The answer came Tuesday.
“In our division, we play big, heavy teams with strong wingers,” Benning explained. “We have some defencemen who can move the puck and we have [fifth-overall draft pick] Olli Juolevi coming, but we don’t have anyone in our system who plays like Erik.
“He’s physical and a good skater. He can play against the other team’s best players and make them uncomfortable. He sticks up for teammates and he’s one of the guys in our room that the younger guys gravitate to. It just made sense to do this.”
The analytics community will disagree, but then again it usually does.
There is no way for Gudbranson to hide from numbers that show the Canucks control only 43.2 per cent of even-strength shot attempts when the blue-liner from Ottawa is on the ice.
Another key number is 70 – the games out of 141 that Gudbranson has missed with wrist and shoulder injuries since Benning traded the equivalent of first- and second-round draft picks to acquire him from the Florida Panthers nearly two years ago.
And Gudbranson is actually playing less this season for Green (17:56) than he did last year for former Canucks coach Willie Desjardins (20:20).
But he has played his best hockey as a Canuck the last three weeks since getting paired with Alex Edler on a shutdown unit, which seems to have given Gudbranson purpose and focus.

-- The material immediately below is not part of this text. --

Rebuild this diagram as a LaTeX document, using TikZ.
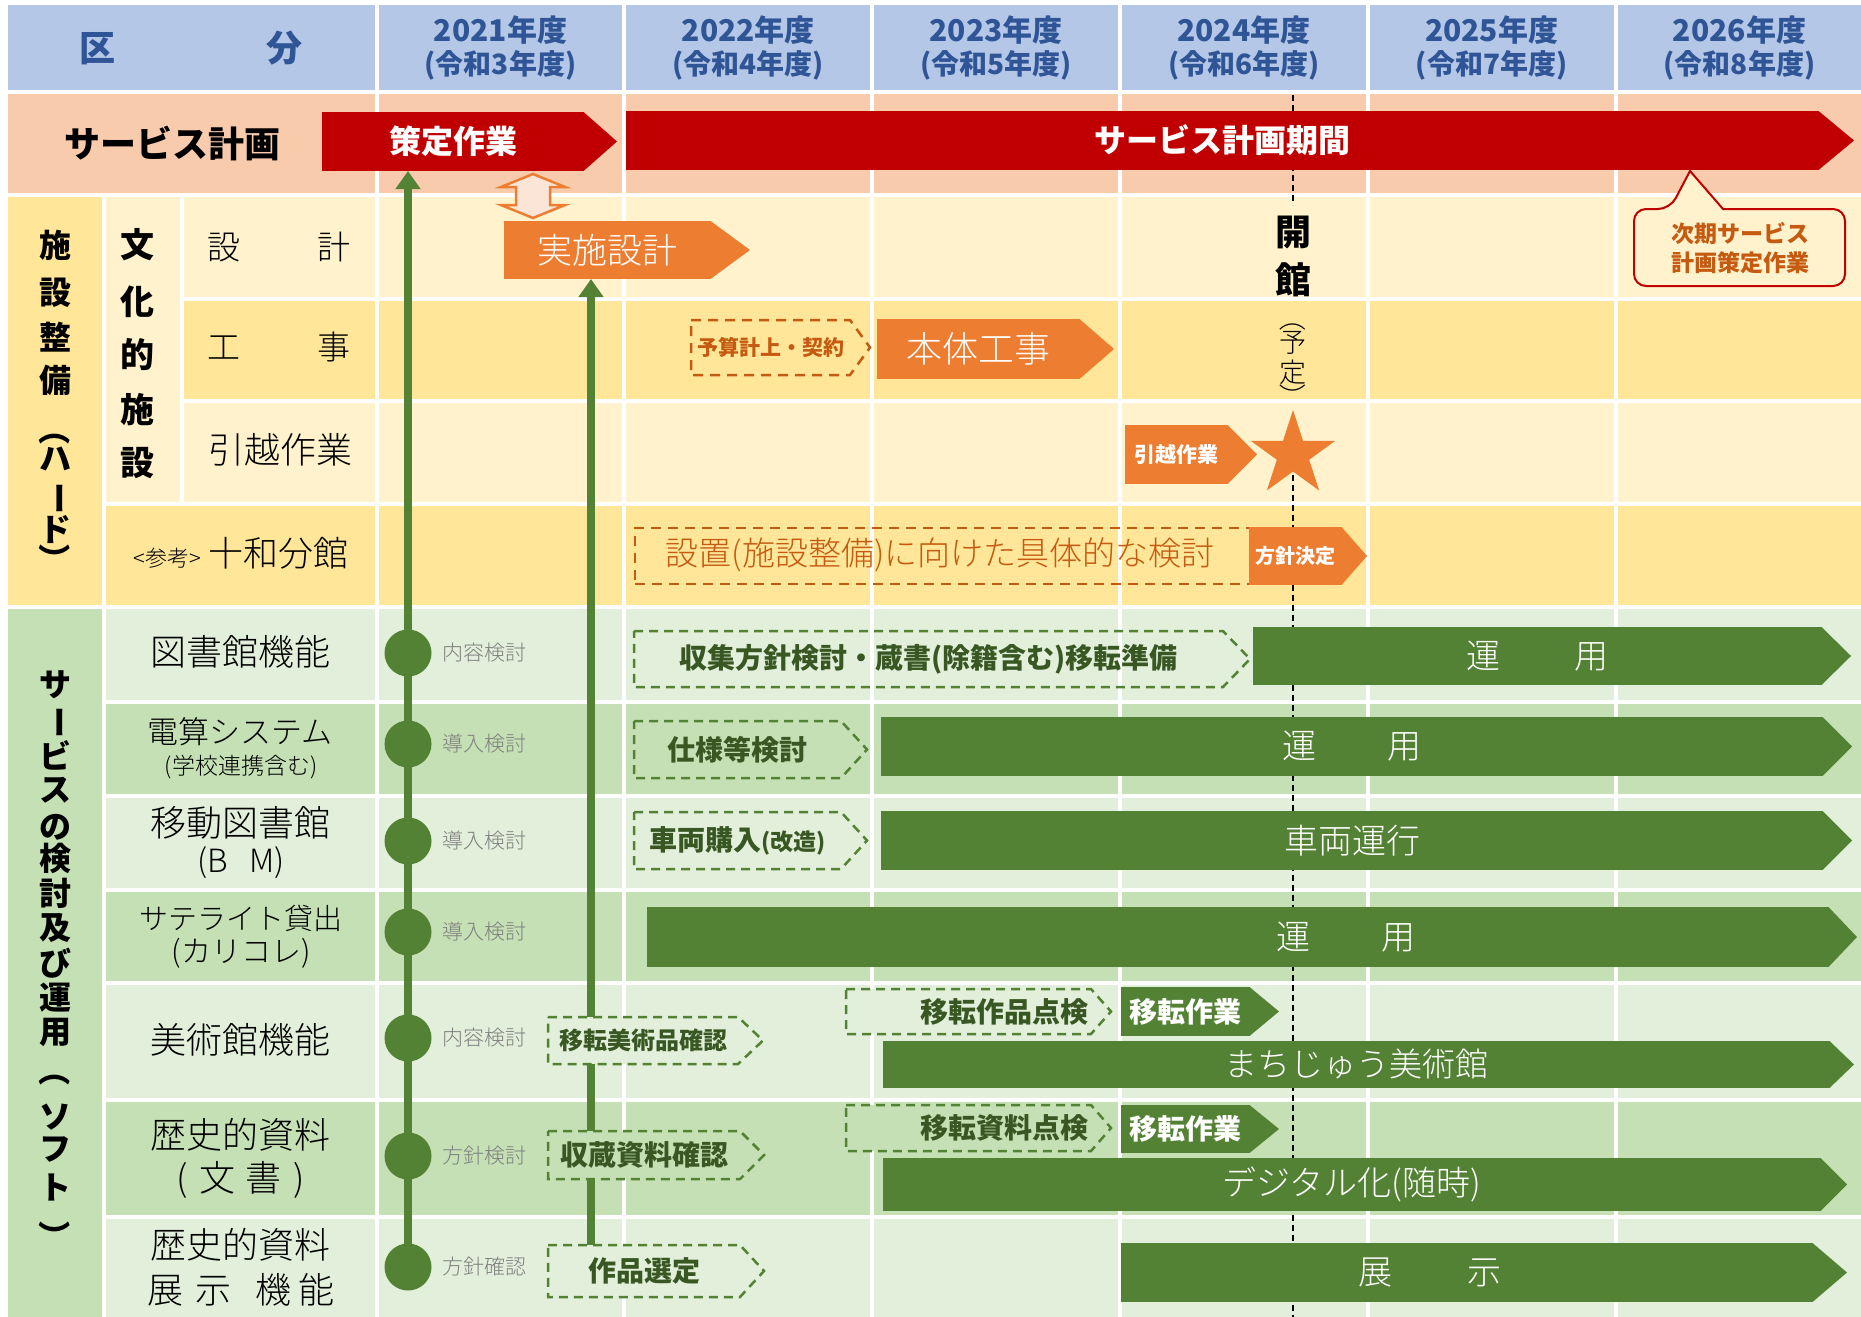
\documentclass[tikz,border=0pt]{standalone}
\usepackage{fontspec}
\setmainfont{Noto Sans CJK JP}
\newfontfamily\thinfont{Noto Sans CJK JP Light}
\usepackage{graphicx}
\usetikzlibrary{arrows.meta,shapes.geometric}

\definecolor{hdrblue}{HTML}{B4C7E7}
\definecolor{hdrtext}{HTML}{2F5597}
\definecolor{planpeach}{HTML}{F8CBAD}
\definecolor{hardL}{HTML}{FFF2CC}
\definecolor{hardD}{HTML}{FFE699}
\definecolor{softL}{HTML}{E2EFDA}
\definecolor{softD}{HTML}{C5E0B4}
\definecolor{planred}{HTML}{C00000}
\definecolor{barorange}{HTML}{ED7D31}
\definecolor{dashorange}{HTML}{C55A11}
\definecolor{arrowpeach}{HTML}{FBE5D6}
\definecolor{bargreen}{HTML}{548235}
\definecolor{textgreen}{HTML}{385723}
\definecolor{notegray}{HTML}{7F7F7F}

\newcommand{\fsz}[1]{\fontsize{#1pt}{#1pt}\selectfont}
\newcommand{\tatechar}[1]{\rotatebox[origin=c]{-90}{#1}}

\tikzset{
    gridline/.style={draw=white, line width=4pt},
    hdr/.style={text=hdrtext, font=\bfseries\fsz{30}, inner sep=0pt},
    rowname/.style={font=\thinfont\fsz{36}, inner sep=0pt},
    tatetext/.style={font=\bfseries\fsz{32}, inner sep=0pt},
    redbar/.style={fill=planred, text=white, font=\bfseries\fsz{32}, inner sep=0pt, outer sep=0pt},
    orangebar/.style={fill=barorange, text=white, inner sep=0pt, outer sep=0pt},
    greenbar/.style={fill=bargreen, text=white, font=\thinfont\fsz{34}, inner sep=0pt, outer sep=0pt},
    orangebox/.style={text=dashorange, font=\bfseries\fsz{21}, inner sep=0pt, outer sep=0pt},
    greenbox/.style={text=textgreen, font=\bfseries\fsz{28}, inner sep=0pt, outer sep=0pt},
    orangedash/.style={draw=dashorange, line width=2.5pt, dash pattern=on 10pt off 7pt},
    greendash/.style={draw=bargreen, line width=2.5pt, dash pattern=on 9pt off 6pt},
    milestone/.style={circle, fill=bargreen, minimum size=47pt, inner sep=0pt},
    note/.style={text=notegray, font=\thinfont\fsz{21}, inner sep=0pt, anchor=west, xshift=10pt},
    flow/.style={draw=bargreen, line width=8pt, -{Triangle[width=24pt,length=18pt]}},
    openline/.style={draw=black, line width=1.5pt, dash pattern=on 6pt off 4pt},
}

\begin{document}
\begin{tikzpicture}[x=1pt, y=-1pt, line width=1pt]
\useasboundingbox (0,0) rectangle (1861,1317);
\fill[white] (0,0) rectangle (1861,1317);

% bands
\fill[hdrblue] (8,5) rectangle (1861,92);
\fill[planpeach] (8,92) rectangle (1861,195);
\fill[hardD] (8,195) rectangle (104,607);
\fill[hardL] (104,195) rectangle (182,504);
\fill[hardL] (182,195) rectangle (1861,299);
\fill[hardD] (182,299) rectangle (1861,401);
\fill[hardL] (182,401) rectangle (1861,504);
\fill[hardD] (104,504) rectangle (1861,607);
\fill[softD] (8,607) rectangle (104,1317);
\foreach \top/\bot/\c in {607/701.5/softL, 701.5/795.5/softD, 795.5/889.5/softL, 889.5/983/softD, 983/1100/softL, 1100/1217/softD, 1217/1317/softL}
    \fill[\c] (104,\top) rectangle (1861,\bot);

% grid
\foreach \x in {377,624,872,1120,1368,1616}
    \draw[gridline] (\x,5) -- (\x,1317);
\draw[gridline] (104,195) -- (104,1317);
\draw[gridline] (182,195) -- (182,504);
\foreach \y in {92,195,607}
    \draw[gridline] (8,\y) -- (1861,\y);
\foreach \y in {299,401}
    \draw[gridline] (182,\y) -- (1861,\y);
\draw[gridline] (104,504) -- (1861,504);
\foreach \y in {701.5,795.5,889.5,983,1100,1217}
    \draw[gridline] (104,\y) -- (1861,\y);

% header
\node[hdr, font=\bfseries\fsz{36}] (kubun) at (191,48) {区\hspace{151pt}分};
\foreach \yr/\rw [count=\i] in {2021/3,2022/4,2023/5,2024/6,2025/7,2026/8} {
    \node[hdr] (year\i) at (500.5+247.8*\i-247.8,30) {\yr 年度};
    \node[hdr, font=\bfseries\fsz{28}] (reiwa\i) at (500.5+247.8*\i-247.8,65) {(令和\rw 年度)};
}

% left labels
\node[font=\bfseries\fsz{36}, inner sep=0pt] (plan) at (172,143) {サービス計画};
\foreach \c/\y in {施/245, 設/293, 整/337, 備/380, \tatechar{（}/429, ハ/459, \tatechar{ー}/498, ド/530, \tatechar{）}/559}
    \node[tatetext] at (55,\y) {\c};
\foreach \c/\y in {文/245, 化/302, 的/355, 施/410, 設/463}
    \node[tatetext, font=\bfseries\fsz{34}] at (137,\y) {\c};
\foreach \c/\y in {サ/685, \tatechar{ー}/722, ビ/755, ス/790, の/827, 検/858, 討/893, 及/928, び/963, 運/998, 用/1032, \tatechar{（}/1070, ソ/1117, フ/1150, ト/1187, \tatechar{）}/1236}
    \node[tatetext] at (55,\y) {\c};

\node[rowname, font=\thinfont\fsz{33}] (sekkei) at (279,247) {設\hspace{78pt}計};
\node[rowname, font=\thinfont\fsz{33}] (kouji) at (279,347) {工\hspace{78pt}事};
\node[rowname] (hikkoshi) at (280,450) {引越作業};
\node[rowname, font=\thinfont\fsz{35}] (towada) at (241,553) {{\fsz{22}<参考>}\hspace{8pt}十和分館};
\node[rowname] (tosho) at (240,652) {図書館機能};
\node[rowname, font=\thinfont\fsz{31}] (densan) at (240,732) {電算システム};
\node[rowname, font=\thinfont\fsz{23}] (densan2) at (241,767) {(学校連携含む)};
\node[rowname] (idou) at (240,823) {移動図書館};
\node[rowname, font=\thinfont\fsz{32}] (idou2) at (241,863) {(B\hspace{22pt}M)};
\node[rowname, font=\thinfont\fsz{29}] (satel) at (241,918) {サテライト貸出};
\node[rowname, font=\thinfont\fsz{30}] (satel2) at (241,953) {(カリコレ)};
\node[rowname] (bijutsu) at (240,1040) {美術館機能};
\node[rowname] (rekishi) at (240,1135) {歴史的資料};
\node[rowname] (rekishi2) at (241,1180) {(\hspace{12pt}文\hspace{10pt}書\hspace{12pt})};
\node[rowname] (tenji) at (240,1245) {歴史的資料};
\node[rowname] (tenji2) at (241,1290) {展\hspace{13pt}示\hspace{23pt}機\hspace{8pt}能};

% opening day
\coordinate (openmark) at (1293,454.5);
\draw[openline] (1293,95) -- (1293,205);
\draw[openline] (openmark) -- (1293,1317);
\node[star, star points=5, star point ratio=2.618, fill=barorange, minimum size=89pt, inner sep=0pt] (open) at (openmark) {};
\node[font=\bfseries\fsz{36}, inner sep=0pt] (kai) at (1293,233) {開};
\node[font=\bfseries\fsz{36}, inner sep=0pt] (kan) at (1293,280) {館};
\foreach \c/\y in {\tatechar{（}/318, 予/343, 定/372, \tatechar{）}/397}
    \node[font=\thinfont\fsz{27}, inner sep=0pt] at (1293,\y) {\c};

% next plan callout
\draw[draw=planred, fill=hardL, line width=2pt] (1670,209) [sharp corners] -- (1690,171) -- (1723,209) [rounded corners=12pt] -| (1845,286) -| (1634,209) -- cycle;
\node[align=center, text=dashorange, font=\bfseries\fontsize{23pt}{29pt}\selectfont] (nextplan) at (1740,248) {次期サービス\\計画策定作業};

% service plan
\node[redbar, minimum width=262pt, minimum height=59pt] (plan1) at (453,141.5) {策定作業};
\node[redbar, minimum width=1193pt, minimum height=59pt] (plan2) at (1222.5,140.5) {サービス計画期間};

% facility bars
\node[orangebar, font=\thinfont\fsz{35}, minimum width=207pt, minimum height=58pt] (design) at (607.5,250) {実施設計};
\draw[draw=barorange, fill=arrowpeach, line width=2.5pt] (533,174) -- (565,187) -- (550,187) -- (550,205) -- (565,205) -- (533,218) -- (501,205) -- (516,205) -- (516,187) -- (501,187) -- cycle;
\node[orangebox, minimum width=159pt, minimum height=55pt] (budget) at (770.5,347.5) {予算計上・契約};
\node[orangebar, font=\thinfont\fsz{36}, minimum width=203pt, minimum height=60pt] (build) at (978.5,349) {本体工事};
\node[orangebar, font=\bfseries\fsz{21}, minimum width=103pt, minimum height=59pt] (moving) at (1176.5,454.5) {引越作業};
\node[orangedash, minimum width=665pt, minimum height=56pt, inner sep=0pt] (study) at (967.5,556) {};
\node[text=dashorange, font=\thinfont\fsz{33}, inner sep=0pt] (studytext) at (940,555) {設置(施設整備)に向けた具体的な検討};
\node[orangebar, font=\bfseries\fsz{20}, minimum width=93pt, minimum height=58pt] (policy) at (1295.5,556) {方針決定};
\draw[orangedash] (budget.north west) -- (budget.north east) -- ([xshift=20pt]budget.east) -- (budget.south east) -- (budget.south west) -- cycle;

% milestones and flows
\foreach \n/\y in {c1/653, c2/744, c3/841, c4/932, c5/1038, c6/1156, c7/1267}
    \node[milestone] (\n) at (408,\y) {};
\draw[flow] (c7.center) -- (c7.center |- plan1.south);
\coordinate (pickfoot) at (591,1245);
\draw[flow] (pickfoot) -- (pickfoot |- design.south);
\foreach \n/\t in {c1/内容検討, c2/導入検討, c3/導入検討, c4/導入検討, c5/内容検討, c6/方針検討, c7/方針確認}
    \node[note] (note\n) at (\n.east) {\t};

% service bars
\node[greenbox, font=\bfseries\fsz{28}, minimum width=589pt, minimum height=56pt] (lib1) at (928.5,659) {収集方針検討・蔵書(除籍含む)移転準備};
\node[greenbar, minimum width=569pt, minimum height=58pt] (lib2) at (1537.5,656) {運\hspace{74pt}用};
\node[greenbox, minimum width=207pt, minimum height=57pt] (sys1) at (737.5,749.5) {仕様等検討};
\node[greenbar, minimum width=942pt, minimum height=59pt] (sys2) at (1352,746.5) {運\hspace{72pt}用};
\node[greenbox, minimum width=207pt, minimum height=57pt] (bm1) at (737.5,840.5) {車両購入{\fsz{23}(改造)}};
\node[greenbar, minimum width=942pt, minimum height=59pt] (bm2) at (1352,840.5) {車両運行};
\node[greenbar, minimum width=1182pt, minimum height=60pt] (sat) at (1238,937) {\hspace*{216pt}運\hspace{72pt}用};
\node[greenbox, font=\bfseries\fsz{24}, fill=softL, minimum width=190pt, minimum height=47pt] (art0) at (643,1040.5) {移転美術品確認};
\node[greenbox, fill=softL, text width=239pt, inner xsep=3pt, align=right, minimum height=45pt] (art1) at (968.5,1011.5) {移転作品点検};
\node[greenbar, font=\bfseries\fsz{28}, minimum width=129pt, minimum height=49pt] (art2) at (1185.5,1011.5) {移転作業};
\node[greenbar, font=\thinfont\fsz{33}, minimum width=947pt, minimum height=47pt] (art3) at (1356.5,1064.5) {まちじゅう美術館};
\node[greenbox, fill=softD, minimum width=192pt, minimum height=48pt] (doc0) at (644,1155) {収蔵資料確認};
\node[greenbox, fill=softD, text width=239pt, inner xsep=3pt, align=right, minimum height=46pt] (doc1) at (968.5,1128) {移転資料点検};
\node[greenbar, font=\bfseries\fsz{28}, minimum width=129pt, minimum height=48pt] (doc2) at (1185.5,1129) {移転作業};
\node[greenbar, minimum width=938pt, minimum height=53pt] (doc3) at (1352,1184.5) {デジタル化(随時)};
\node[greenbox, fill=softL, minimum width=192pt, minimum height=52pt] (show0) at (644,1271) {作品選定};
\node[greenbar, minimum width=692pt, minimum height=59pt] (show) at (1467,1272.5) {展\hspace{75pt}示\hspace*{74pt}};

% arrow tips
\foreach \n/\l/\c in {plan1/33/planred, plan2/35/planred, design/39/barorange, build/34/barorange, moving/29/barorange, policy/25/barorange, lib2/29/bargreen, sys2/29/bargreen, bm2/29/bargreen, sat/28/bargreen, art2/29/bargreen, art3/24/bargreen, doc2/29/bargreen, doc3/26/bargreen, show/34/bargreen}
    \fill[\c] ([xshift=-0.5pt]\n.north east) -- ([xshift=\l pt]\n.east) -- ([xshift=-0.5pt]\n.south east) -- cycle;
\foreach \n/\l in {lib1/27, sys1/26, bm1/26, art0/25, art1/20, doc0/24, doc1/20, show0/24}
    \draw[greendash] (\n.north west) -- (\n.north east) -- ([xshift=\l pt]\n.east) -- (\n.south east) -- (\n.south west) -- cycle;
\end{tikzpicture}
\end{document}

And Green, Benning and Gudbranson all believe he’s still young enough to grow into a top-four role.
And if he doesn’t, the Canucks have the cap-space the next three years to overpay Gudbranson for his specialities, and the contractual freedom to trade him.
Gudbranson’s actual salary drops to $3 million in the final year of his deal.
“He’s only 26 years old. I don’t think we’ve seen the best of Guddy yet,” Green said after an optional skate ahead of the Canucks’ game Tuesday night against the Colorado Avalanche. “I think he’s a guy that’s still improving, and we need to continue to push him to be better.
“He’s big, physical and hard to play against. I don’t think skilled players enjoy playing against him. There’s not a lot of guys that want to match head-to-head against Guddy in the corner. He’s a big guy and he can be mean when he has to be. That’s all part of it.”
And that part of it is going to get more important, not less, to the Canucks as the team evolves and becomes more competitive. To beat the Canucks, opponents really haven’t had to physically target Vancouver’s most skilled players. But they will.
Gudbranson always made it clear he wanted to stay in Vancouver and attain at least a little contract certainty after playing this season and the last two on expiring deals.
But he said it was a recent meeting with Green, when they talked about Gudbranson’s role and importance to the Canucks during their rebuild, that strengthened the defenceman’s conviction to stay and sign now rather than wait for July 1.
Benning would have dealt Gudbranson ahead of the NHL trade deadline on Monday had he not re-signed this week.
“We just had a good conversation about the direction the team is going and what his views are,” Gudbranson said. “And they fit like a glove when it came to what I thought this team is going to be like in the next couple of years. It’s an exciting task to be in a young group like this and be able to grow with it.
“I think rebuilding is not nuking the whole system and just bringing 24, 25 new guys in. There’s got to be a transitionary period. These kids that are coming in nowadays are extremely talented. They’re fast and they’ve got a lot of skill, but they still need guidance.”
Asked if he’s betting on himself with this contract, Gudbranson said: “You’ve got to believe in yourself in this league or you’ll be out of it really quickly. I’m betting on this organization, betting on this team. I like what I see this year with the young guys coming in. I like how this team is shaping up in the future. I’m putting my money on it.”